## Given task
Which lines below hold the word "this"? Copy all of them.

BEGIN Records for the task

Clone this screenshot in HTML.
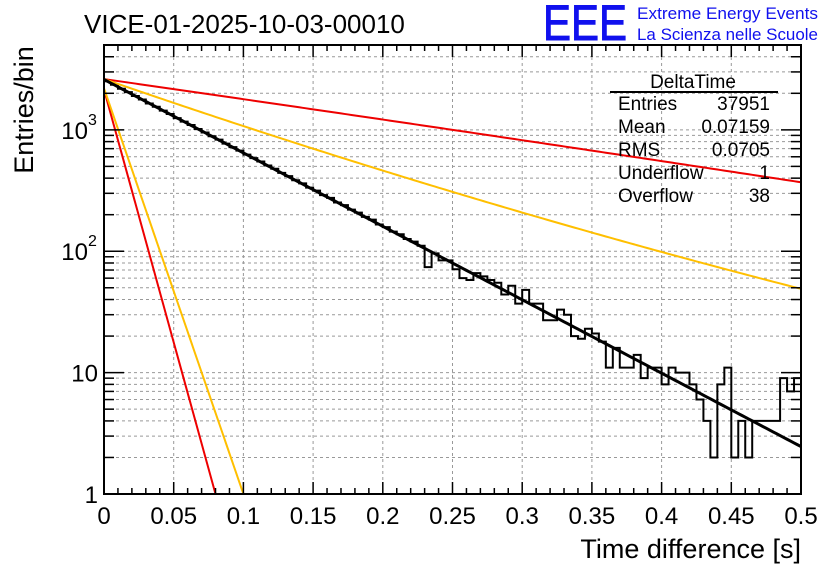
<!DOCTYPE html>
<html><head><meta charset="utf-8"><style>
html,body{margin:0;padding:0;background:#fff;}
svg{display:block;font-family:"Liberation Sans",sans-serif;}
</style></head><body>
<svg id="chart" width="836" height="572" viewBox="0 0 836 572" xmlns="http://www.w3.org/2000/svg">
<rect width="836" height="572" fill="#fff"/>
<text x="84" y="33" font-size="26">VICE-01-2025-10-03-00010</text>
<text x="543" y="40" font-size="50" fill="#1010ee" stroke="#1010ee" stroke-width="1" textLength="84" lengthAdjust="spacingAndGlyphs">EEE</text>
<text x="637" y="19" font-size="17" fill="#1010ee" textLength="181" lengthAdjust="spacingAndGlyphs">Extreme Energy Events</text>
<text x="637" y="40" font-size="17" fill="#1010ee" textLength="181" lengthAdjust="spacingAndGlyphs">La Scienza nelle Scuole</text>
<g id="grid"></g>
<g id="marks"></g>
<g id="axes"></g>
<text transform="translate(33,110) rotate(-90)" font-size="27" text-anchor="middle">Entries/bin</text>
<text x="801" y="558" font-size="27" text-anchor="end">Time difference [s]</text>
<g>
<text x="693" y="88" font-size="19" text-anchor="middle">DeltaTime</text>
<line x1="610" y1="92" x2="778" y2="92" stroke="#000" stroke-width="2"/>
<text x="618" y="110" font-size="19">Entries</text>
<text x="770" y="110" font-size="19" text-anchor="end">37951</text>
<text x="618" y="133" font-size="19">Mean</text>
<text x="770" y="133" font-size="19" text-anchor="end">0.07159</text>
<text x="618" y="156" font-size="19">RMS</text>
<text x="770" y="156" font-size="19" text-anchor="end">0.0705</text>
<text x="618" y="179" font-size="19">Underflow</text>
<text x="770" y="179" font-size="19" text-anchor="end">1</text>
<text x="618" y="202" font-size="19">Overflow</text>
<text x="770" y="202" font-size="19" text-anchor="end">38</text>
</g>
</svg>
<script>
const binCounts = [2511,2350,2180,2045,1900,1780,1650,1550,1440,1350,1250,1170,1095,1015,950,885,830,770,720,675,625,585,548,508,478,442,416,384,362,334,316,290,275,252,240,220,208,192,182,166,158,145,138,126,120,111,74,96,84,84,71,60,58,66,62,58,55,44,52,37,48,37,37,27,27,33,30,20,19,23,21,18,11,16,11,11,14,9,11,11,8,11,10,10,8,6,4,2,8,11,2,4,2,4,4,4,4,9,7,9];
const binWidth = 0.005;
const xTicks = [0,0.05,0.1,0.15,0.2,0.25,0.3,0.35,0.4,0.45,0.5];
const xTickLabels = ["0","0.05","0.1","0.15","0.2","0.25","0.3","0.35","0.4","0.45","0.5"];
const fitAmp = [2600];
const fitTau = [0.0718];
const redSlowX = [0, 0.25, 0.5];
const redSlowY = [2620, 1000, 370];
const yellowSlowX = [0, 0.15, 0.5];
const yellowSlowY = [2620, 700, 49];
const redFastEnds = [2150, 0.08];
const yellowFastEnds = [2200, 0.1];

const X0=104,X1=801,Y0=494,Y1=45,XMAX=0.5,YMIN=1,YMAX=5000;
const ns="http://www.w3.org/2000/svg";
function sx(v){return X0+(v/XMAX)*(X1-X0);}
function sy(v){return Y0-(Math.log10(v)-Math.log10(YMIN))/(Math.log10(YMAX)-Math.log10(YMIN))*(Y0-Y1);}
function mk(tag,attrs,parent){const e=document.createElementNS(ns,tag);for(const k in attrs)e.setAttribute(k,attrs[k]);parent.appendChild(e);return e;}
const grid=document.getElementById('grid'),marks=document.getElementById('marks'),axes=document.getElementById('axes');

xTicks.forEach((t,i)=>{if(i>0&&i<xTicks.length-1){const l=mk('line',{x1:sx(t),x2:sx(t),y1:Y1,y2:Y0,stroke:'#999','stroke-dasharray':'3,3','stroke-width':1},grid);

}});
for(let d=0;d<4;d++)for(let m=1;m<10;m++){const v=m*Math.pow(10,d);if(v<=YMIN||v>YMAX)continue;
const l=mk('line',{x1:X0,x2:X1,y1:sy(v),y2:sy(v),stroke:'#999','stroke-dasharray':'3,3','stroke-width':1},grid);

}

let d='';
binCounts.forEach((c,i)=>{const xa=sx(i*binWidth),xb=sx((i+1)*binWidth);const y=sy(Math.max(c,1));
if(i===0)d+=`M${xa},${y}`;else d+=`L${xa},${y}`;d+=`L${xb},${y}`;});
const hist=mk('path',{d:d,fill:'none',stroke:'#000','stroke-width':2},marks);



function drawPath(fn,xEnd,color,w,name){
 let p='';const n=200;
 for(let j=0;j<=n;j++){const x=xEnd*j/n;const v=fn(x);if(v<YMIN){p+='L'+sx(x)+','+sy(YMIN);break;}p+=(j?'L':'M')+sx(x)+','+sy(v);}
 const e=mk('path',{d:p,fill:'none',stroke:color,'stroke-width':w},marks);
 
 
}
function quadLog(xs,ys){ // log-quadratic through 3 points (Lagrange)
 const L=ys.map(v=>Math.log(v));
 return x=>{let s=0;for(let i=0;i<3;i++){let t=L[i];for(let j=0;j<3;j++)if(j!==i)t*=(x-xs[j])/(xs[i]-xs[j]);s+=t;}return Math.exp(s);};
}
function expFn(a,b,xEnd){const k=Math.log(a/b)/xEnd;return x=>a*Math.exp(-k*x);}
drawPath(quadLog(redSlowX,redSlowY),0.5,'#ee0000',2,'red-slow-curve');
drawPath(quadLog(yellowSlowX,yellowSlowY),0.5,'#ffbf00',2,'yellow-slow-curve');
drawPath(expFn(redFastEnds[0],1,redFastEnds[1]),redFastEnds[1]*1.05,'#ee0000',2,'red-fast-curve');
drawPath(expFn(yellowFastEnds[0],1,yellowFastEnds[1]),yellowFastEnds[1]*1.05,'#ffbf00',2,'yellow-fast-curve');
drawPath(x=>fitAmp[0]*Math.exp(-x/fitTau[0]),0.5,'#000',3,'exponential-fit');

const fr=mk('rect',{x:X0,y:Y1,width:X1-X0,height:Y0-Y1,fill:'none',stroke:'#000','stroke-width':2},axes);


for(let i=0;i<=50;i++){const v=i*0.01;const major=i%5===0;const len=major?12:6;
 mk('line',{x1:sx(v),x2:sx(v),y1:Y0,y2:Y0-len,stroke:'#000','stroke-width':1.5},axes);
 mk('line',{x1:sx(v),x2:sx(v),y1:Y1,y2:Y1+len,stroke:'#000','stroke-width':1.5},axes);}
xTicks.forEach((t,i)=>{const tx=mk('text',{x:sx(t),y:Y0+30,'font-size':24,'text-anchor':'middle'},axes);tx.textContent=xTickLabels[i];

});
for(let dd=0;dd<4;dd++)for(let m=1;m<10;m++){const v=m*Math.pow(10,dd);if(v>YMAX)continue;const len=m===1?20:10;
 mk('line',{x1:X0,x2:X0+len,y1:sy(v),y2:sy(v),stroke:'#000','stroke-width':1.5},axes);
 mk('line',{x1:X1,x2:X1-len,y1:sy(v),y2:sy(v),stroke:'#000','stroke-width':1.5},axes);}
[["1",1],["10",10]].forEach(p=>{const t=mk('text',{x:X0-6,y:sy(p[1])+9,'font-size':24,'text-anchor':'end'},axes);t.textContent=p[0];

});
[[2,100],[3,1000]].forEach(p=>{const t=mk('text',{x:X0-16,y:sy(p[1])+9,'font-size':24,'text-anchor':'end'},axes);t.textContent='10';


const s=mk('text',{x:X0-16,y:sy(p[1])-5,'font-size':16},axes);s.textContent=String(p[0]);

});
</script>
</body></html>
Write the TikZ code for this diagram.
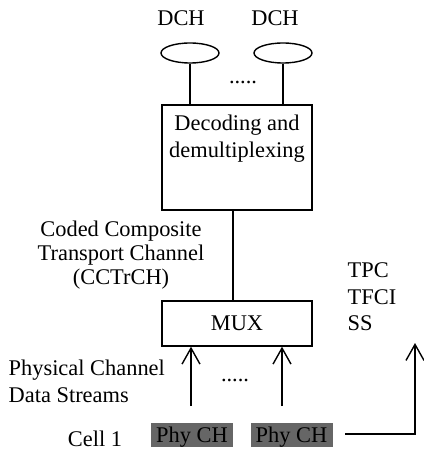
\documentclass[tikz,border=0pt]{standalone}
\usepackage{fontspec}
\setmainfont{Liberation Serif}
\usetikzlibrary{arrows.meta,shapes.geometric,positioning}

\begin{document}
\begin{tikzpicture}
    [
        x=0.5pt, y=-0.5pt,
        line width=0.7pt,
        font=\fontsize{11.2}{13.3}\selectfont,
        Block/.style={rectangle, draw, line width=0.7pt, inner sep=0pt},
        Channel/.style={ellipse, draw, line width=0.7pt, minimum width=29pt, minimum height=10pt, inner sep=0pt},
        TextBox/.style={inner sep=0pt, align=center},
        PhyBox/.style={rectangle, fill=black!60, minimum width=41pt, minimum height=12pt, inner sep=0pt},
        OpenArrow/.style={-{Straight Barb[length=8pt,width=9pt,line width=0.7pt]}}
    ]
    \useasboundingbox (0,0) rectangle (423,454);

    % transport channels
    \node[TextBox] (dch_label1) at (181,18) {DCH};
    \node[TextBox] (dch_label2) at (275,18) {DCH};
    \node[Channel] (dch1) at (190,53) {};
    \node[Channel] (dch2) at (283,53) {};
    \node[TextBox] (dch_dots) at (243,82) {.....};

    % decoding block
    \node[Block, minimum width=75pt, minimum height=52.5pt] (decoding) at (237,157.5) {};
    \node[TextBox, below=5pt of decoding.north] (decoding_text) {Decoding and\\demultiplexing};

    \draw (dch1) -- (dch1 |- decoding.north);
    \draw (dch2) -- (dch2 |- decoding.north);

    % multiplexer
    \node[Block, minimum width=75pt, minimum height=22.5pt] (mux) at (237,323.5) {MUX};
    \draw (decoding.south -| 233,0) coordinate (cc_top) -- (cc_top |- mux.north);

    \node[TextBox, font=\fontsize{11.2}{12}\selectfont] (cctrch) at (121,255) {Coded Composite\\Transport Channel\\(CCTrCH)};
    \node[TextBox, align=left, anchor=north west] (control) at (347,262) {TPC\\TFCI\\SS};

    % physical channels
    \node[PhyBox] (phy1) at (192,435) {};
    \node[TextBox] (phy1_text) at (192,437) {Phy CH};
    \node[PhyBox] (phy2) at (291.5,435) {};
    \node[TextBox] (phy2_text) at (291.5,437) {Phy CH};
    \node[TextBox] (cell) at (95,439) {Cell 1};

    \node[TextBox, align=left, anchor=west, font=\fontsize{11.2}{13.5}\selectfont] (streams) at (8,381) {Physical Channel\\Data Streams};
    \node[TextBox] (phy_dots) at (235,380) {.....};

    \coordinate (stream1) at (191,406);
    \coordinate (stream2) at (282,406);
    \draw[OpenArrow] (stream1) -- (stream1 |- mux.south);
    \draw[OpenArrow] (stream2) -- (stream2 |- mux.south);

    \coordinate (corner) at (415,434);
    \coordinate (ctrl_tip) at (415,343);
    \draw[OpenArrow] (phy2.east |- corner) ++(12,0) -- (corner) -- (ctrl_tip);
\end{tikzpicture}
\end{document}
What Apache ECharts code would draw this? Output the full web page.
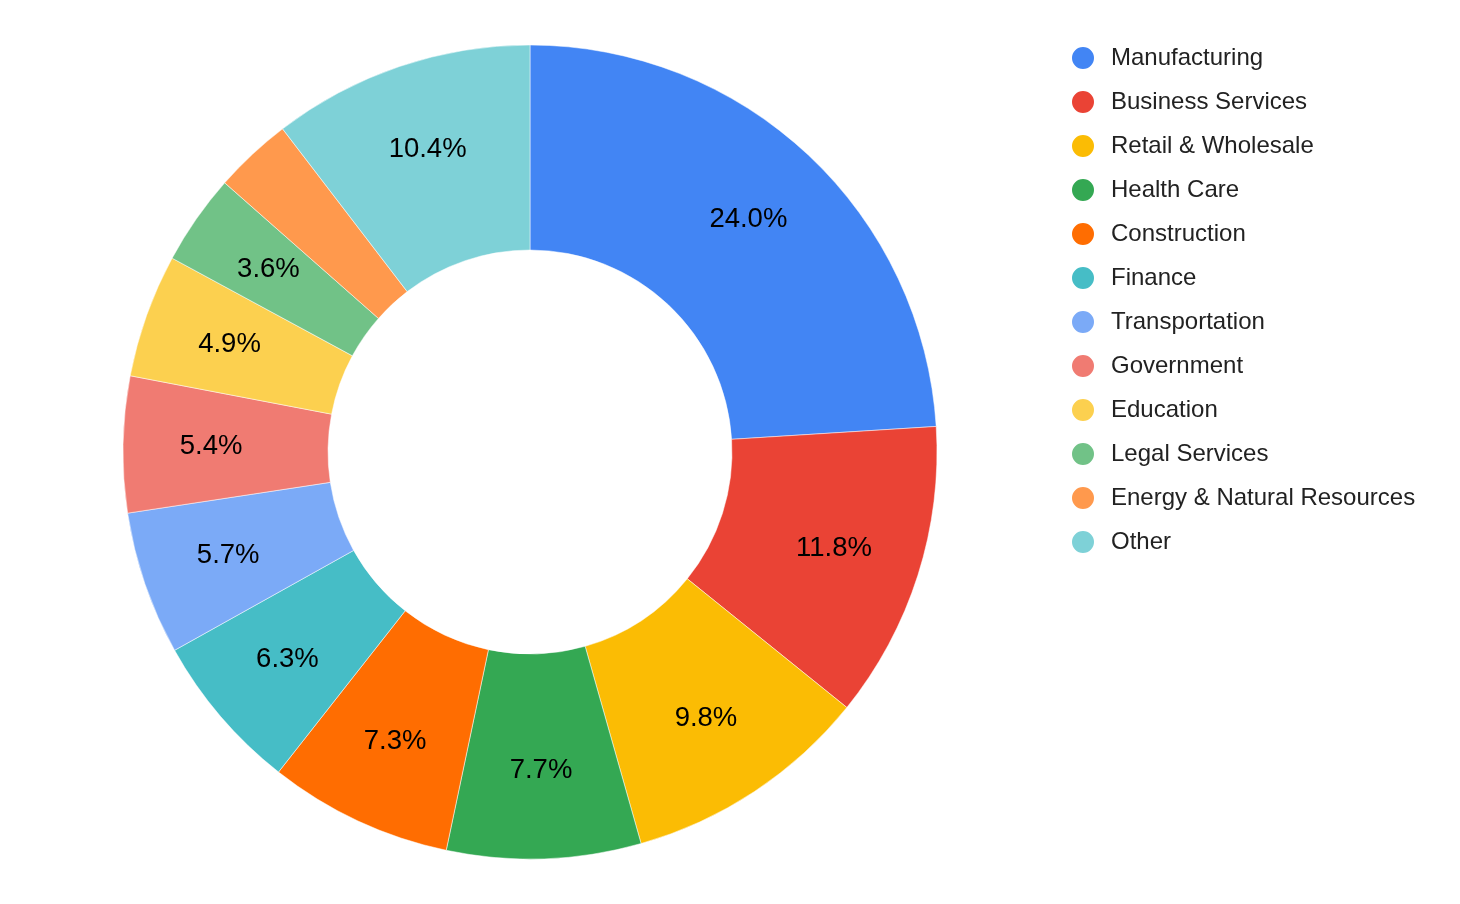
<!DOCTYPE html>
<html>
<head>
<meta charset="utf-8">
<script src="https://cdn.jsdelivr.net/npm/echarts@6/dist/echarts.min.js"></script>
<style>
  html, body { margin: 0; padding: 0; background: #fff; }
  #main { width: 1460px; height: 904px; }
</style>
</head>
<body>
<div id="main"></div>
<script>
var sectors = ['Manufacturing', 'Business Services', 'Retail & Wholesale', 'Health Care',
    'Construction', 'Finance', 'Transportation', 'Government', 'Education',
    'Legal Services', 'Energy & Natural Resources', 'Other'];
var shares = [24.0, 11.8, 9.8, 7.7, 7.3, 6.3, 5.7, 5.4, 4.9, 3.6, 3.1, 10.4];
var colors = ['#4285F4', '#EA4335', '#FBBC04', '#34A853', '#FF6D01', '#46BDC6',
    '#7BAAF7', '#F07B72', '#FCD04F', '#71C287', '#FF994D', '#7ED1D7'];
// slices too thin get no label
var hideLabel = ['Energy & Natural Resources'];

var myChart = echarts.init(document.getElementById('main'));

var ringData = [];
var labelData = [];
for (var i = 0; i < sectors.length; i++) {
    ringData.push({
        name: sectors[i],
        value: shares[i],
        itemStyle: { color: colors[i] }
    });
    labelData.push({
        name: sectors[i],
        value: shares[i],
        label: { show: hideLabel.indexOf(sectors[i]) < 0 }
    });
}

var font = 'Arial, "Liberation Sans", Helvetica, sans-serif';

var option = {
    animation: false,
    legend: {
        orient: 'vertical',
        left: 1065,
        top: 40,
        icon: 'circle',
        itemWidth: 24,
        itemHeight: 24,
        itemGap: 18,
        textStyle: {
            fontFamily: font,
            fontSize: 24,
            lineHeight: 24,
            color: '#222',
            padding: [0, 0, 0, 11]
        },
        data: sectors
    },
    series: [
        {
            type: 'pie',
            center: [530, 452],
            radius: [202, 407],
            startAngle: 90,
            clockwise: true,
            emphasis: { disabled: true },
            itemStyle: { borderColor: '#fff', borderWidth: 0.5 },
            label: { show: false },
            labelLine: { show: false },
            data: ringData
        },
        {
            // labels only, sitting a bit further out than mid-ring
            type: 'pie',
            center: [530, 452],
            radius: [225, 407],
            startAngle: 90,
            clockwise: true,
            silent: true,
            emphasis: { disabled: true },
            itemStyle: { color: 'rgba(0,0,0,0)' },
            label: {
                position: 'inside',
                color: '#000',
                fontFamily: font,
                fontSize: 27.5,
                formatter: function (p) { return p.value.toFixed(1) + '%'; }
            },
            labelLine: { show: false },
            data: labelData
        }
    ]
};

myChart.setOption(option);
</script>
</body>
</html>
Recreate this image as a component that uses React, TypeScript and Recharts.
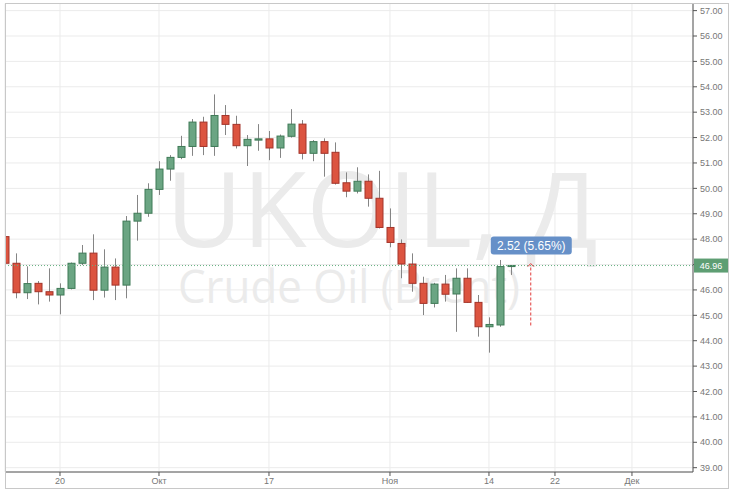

END Records for the task

## Solution to the problem
Clone this screenshot in HTML.
Write the TikZ code for this diagram.
What Apache ECharts code would draw this? Output the full web page.
Recreate this image as a component that uses React, TypeScript and Recharts.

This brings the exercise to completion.